##### SUPPLIED DATA #####

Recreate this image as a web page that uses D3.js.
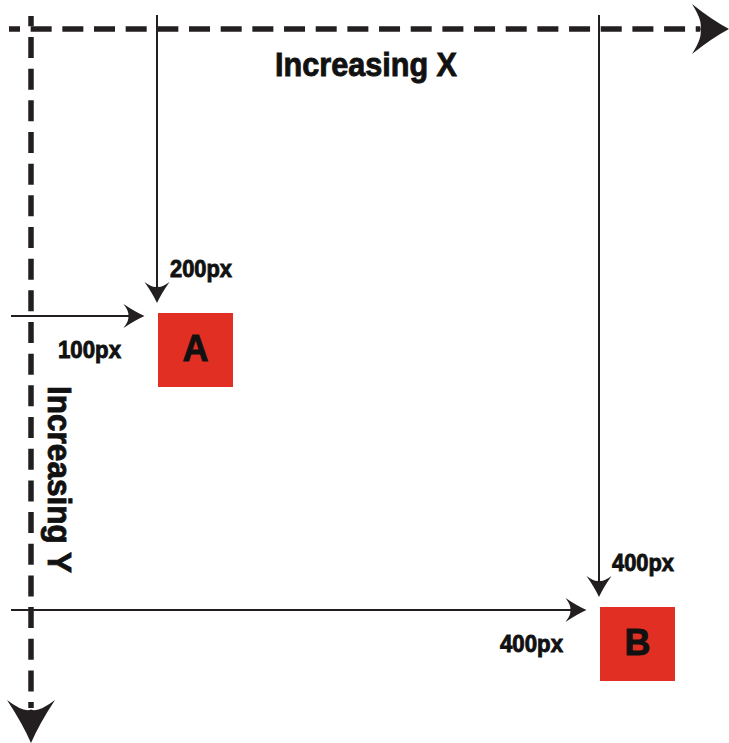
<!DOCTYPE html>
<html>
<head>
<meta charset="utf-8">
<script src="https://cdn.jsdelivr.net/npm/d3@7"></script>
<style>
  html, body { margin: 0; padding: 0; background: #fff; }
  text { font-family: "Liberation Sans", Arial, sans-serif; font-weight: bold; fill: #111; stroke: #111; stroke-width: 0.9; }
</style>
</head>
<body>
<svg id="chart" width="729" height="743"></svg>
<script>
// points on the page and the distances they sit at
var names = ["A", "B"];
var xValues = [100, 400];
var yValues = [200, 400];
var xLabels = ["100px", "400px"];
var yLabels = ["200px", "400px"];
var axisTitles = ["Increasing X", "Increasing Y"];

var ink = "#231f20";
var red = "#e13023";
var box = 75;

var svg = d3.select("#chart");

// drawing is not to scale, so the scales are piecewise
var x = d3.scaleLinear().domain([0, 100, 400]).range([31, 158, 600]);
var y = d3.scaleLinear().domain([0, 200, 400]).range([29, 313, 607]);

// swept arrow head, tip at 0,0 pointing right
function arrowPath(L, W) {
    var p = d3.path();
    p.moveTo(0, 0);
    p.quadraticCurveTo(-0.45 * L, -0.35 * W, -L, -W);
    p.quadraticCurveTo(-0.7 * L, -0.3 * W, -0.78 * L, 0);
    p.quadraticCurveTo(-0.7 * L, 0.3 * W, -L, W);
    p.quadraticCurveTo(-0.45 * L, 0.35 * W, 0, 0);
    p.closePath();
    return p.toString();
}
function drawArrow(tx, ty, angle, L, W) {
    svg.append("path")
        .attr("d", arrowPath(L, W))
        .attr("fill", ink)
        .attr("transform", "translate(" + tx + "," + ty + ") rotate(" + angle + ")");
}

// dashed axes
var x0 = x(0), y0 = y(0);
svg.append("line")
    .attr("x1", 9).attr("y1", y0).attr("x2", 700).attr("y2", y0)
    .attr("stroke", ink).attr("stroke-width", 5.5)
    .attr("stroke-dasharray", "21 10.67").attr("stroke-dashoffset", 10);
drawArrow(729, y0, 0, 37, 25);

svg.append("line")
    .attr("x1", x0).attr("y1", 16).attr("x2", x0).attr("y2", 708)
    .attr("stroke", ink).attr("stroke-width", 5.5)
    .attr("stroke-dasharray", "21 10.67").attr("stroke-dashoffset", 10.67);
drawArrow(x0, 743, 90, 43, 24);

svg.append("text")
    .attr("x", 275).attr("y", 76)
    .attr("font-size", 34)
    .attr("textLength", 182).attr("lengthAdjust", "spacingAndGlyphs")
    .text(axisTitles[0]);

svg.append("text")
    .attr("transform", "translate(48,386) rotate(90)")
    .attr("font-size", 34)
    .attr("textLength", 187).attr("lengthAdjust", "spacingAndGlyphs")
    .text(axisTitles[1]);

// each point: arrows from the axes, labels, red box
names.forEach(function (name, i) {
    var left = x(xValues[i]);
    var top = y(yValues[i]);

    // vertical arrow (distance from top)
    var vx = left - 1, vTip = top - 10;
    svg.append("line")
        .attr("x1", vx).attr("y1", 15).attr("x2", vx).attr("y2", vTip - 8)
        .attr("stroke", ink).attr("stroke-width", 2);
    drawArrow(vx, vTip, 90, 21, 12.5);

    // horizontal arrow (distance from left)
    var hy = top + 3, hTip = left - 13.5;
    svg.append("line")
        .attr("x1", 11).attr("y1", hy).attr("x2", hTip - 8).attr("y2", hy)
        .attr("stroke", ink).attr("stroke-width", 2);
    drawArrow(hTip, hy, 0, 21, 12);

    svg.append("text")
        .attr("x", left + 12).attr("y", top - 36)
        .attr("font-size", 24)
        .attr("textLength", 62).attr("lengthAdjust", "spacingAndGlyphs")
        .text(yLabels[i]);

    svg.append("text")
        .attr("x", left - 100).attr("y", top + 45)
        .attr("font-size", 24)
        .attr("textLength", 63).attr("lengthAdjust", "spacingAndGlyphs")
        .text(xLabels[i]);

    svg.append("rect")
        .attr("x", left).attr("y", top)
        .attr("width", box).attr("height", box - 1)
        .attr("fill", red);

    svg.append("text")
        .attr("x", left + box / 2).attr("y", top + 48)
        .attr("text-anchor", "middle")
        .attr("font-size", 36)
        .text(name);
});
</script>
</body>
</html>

#####

_REQUIREMENTS:_ Write out again exactly the lines from the start of the data above through the line containing "400]).range([29, 313, 607]);", inclusive, excluding any pictures.

_RESULT OF THE EXERCISE:_
Recreate this image as a web page that uses D3.js.
<!DOCTYPE html>
<html>
<head>
<meta charset="utf-8">
<script src="https://cdn.jsdelivr.net/npm/d3@7"></script>
<style>
  html, body { margin: 0; padding: 0; background: #fff; }
  text { font-family: "Liberation Sans", Arial, sans-serif; font-weight: bold; fill: #111; stroke: #111; stroke-width: 0.9; }
</style>
</head>
<body>
<svg id="chart" width="729" height="743"></svg>
<script>
// points on the page and the distances they sit at
var names = ["A", "B"];
var xValues = [100, 400];
var yValues = [200, 400];
var xLabels = ["100px", "400px"];
var yLabels = ["200px", "400px"];
var axisTitles = ["Increasing X", "Increasing Y"];

var ink = "#231f20";
var red = "#e13023";
var box = 75;

var svg = d3.select("#chart");

// drawing is not to scale, so the scales are piecewise
var x = d3.scaleLinear().domain([0, 100, 400]).range([31, 158, 600]);
var y = d3.scaleLinear().domain([0, 200, 400]).range([29, 313, 607]);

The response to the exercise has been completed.